Horror films and religion both posit that the good ones are “saved”.  How do you know if you are a good one?  Premarital sex, drugs and being unkind to the less fortunate get you a one way ticket to hell in either.  The meek shall inherit the earth! 

And live to be the “final girl” in horror. 

It is usually a girl that makes it to the end of any good horror film because let’s face it, a boy who doesn’t drink, have sex or bully is really just a loser, and nobody want to watch a loser for 90 minutes.  Virginal girls seem to have superpowers (like giving birth to Jesus!!!) while virginal boys seem like they might need a diaper change and a good burping.  And woe to him that tries to lure our goody girl heroine to any immoral behaviors!  Lucky thing Ben Tramer was never able to make good on the plan to take Laurie to the dance in Halloween. 

Dodged a bullet there, Ben!   Metaphorically, of course…Michael Myers kills people with his super strong bare hands.  And Ben bites it in Halloween II, so that’s where impure thoughts will get you.
So if you, like me, enjoy being scared, you can curl up on the couch with your Netflix account…or go to church!  If you like to listen to people telling you stories about a mysterious, unseen entity that enacts its own brand of justice on a hapless world, you should totally check out John Houseman’s opening monologue from The Fog.  Or, you know, go to church. 

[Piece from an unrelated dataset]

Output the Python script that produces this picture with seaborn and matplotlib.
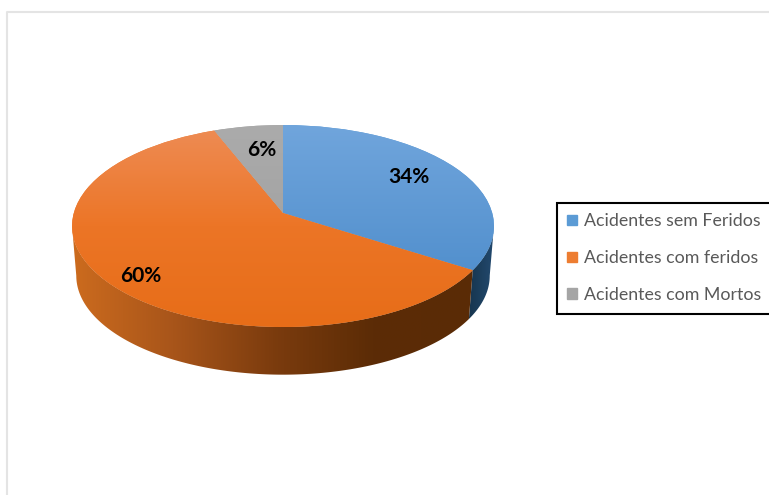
import numpy as np
import seaborn as sns
import matplotlib
matplotlib.use("Agg")
import matplotlib.pyplot as plt
from matplotlib.patches import Patch
from matplotlib.transforms import Transform

categories = ["Acidentes sem Feridos", "Acidentes com feridos", "Acidentes com Mortos"]
values = [34, 60, 6]
legend_colors = ["#5b9bd5", "#ed7d31", "#a5a5a5"]
top_shades = [["#70a5dc", "#4788c8"], ["#ee8c55", "#ec7526", "#e76d18"], ["#ababab", "#9c9c9c"]]
side_shades = [["#17364f", "#234a70"], ["#cc6b1e", "#a8551a", "#7c3c0e", "#5c2c06", "#5a2b06"], ["#666666", "#555555"]]
label_xy = [(409, 177), (141, 276.5), (262, 150.5)]

sns.set_theme(style="white")
plt.rcParams["font.family"] = ["Lato", "DejaVu Sans"]


# perspective projection of the unit disc to pixels, so the apex sits above the ellipse centre
K = 0.1287


def project(u, v, a=209.2, b=99.3, y0=213.0):
    d = 1 + K * v
    return 283 + a * u / d, y0 - b * v / d


class DiscTransform(Transform):
    input_dims = 2
    output_dims = 2
    is_separable = False
    has_inverse = False

    def transform_non_affine(self, values):
        values = np.asarray(values)
        x, y = project(values[:, 0], values[:, 1])
        return np.column_stack([x, y])


fig = plt.figure(figsize=(7.69, 4.95), dpi=100)
ax = fig.add_axes([0, 0, 1, 1])

wedges, _, autotexts = ax.pie(values, startangle=90, counterclock=False, colors=legend_colors,
                              autopct="%.0f%%", wedgeprops={"linewidth": 0})
ax.set_aspect("auto")
disc = DiscTransform() + ax.transData

# top face, vertical gradient clipped to each wedge
for wedge, shades in zip(wedges, top_shades):
    wedge.set_transform(disc)
    ramp = np.array(sns.blend_palette(shades, n_colors=128))[:, None, :3]
    im = ax.imshow(ramp, extent=(60, 500, 327, 125), aspect="auto", interpolation="bilinear", zorder=2)
    im.set_clip_path(wedge)

# side wall, only the part of the rim facing the viewer, horizontal gradient
edge_angles = np.cumsum([0] + values) * 3.6
front_start = np.degrees(np.arccos(-K))
front_end = 360 - front_start
for i, shades in enumerate(side_shades):
    start = max(edge_angles[i], front_start)
    end = min(edge_angles[i + 1], front_end)
    if start >= end:
        continue
    t = np.radians(np.linspace(start, end, 200))
    xt, yt = project(np.sin(t), np.cos(t))
    xb, yb = project(np.sin(t), np.cos(t), a=205.0, b=97.3, y0=263.0)
    wall = ax.fill(np.r_[xt, xb[::-1]], np.r_[yt, yb[::-1]], alpha=0, lw=0, zorder=1)[0]
    ramp = np.array(sns.blend_palette(shades, n_colors=128))[None, :, :3]
    im = ax.imshow(ramp, extent=(min(xt.min(), xb.min()), max(xt.max(), xb.max()), 380, 220),
                   aspect="auto", interpolation="bilinear", zorder=1)
    im.set_clip_path(wall)

for txt, (x, y) in zip(autotexts, label_xy):
    txt.set_position((x, y))
    txt.set_transform(ax.transData)
    txt.set_fontsize(15)
    txt.set_fontweight("bold")
    txt.set_color("black")
    txt.set_zorder(5)

# faint frame of the original screenshot
ax.plot([7, 7, 769], [495, 12, 12], color="#e4e4e4", lw=1.5, zorder=0)

ax.set_xlim(0, 769)
ax.set_ylim(495, 0)
ax.axis("off")

handles = [Patch(color=c, label=n) for c, n in zip(legend_colors, categories)]
leg = ax.legend(handles=handles, loc="upper left", bbox_to_anchor=(556.5, 202.5),
                bbox_transform=ax.transData, borderaxespad=0, fontsize=12.8, labelcolor="#595959",
                handlelength=0.55, handleheight=0.55, handletextpad=0.4, labelspacing=1.18,
                borderpad=0.6, fancybox=False, framealpha=1, edgecolor="black")
leg.get_frame().set_linewidth(1.5)

fig.savefig("out.png", dpi=100)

If you like the idea that sex outside of marriage is bad and you should be punished for having it, you should go see the super scary film It Follows.  Or church again. 

If you like the concept of people coming back from the dead, pretty much any film by George Romero will work…or Easter mass! 

Happy Easter, btw!  Enjoy your jellybeans and the only benevolent zombie aside from Ed at the end of Shaun of the Dead.  Great flick for laughs AND scares, if you are in the market.  Last thing religion and horror films have in common—get a good one, and it can be a real life saver.  I feel totally prepared for both the possibility of an afterlife AND a zombie apocalypse.  How can that be a bad thing?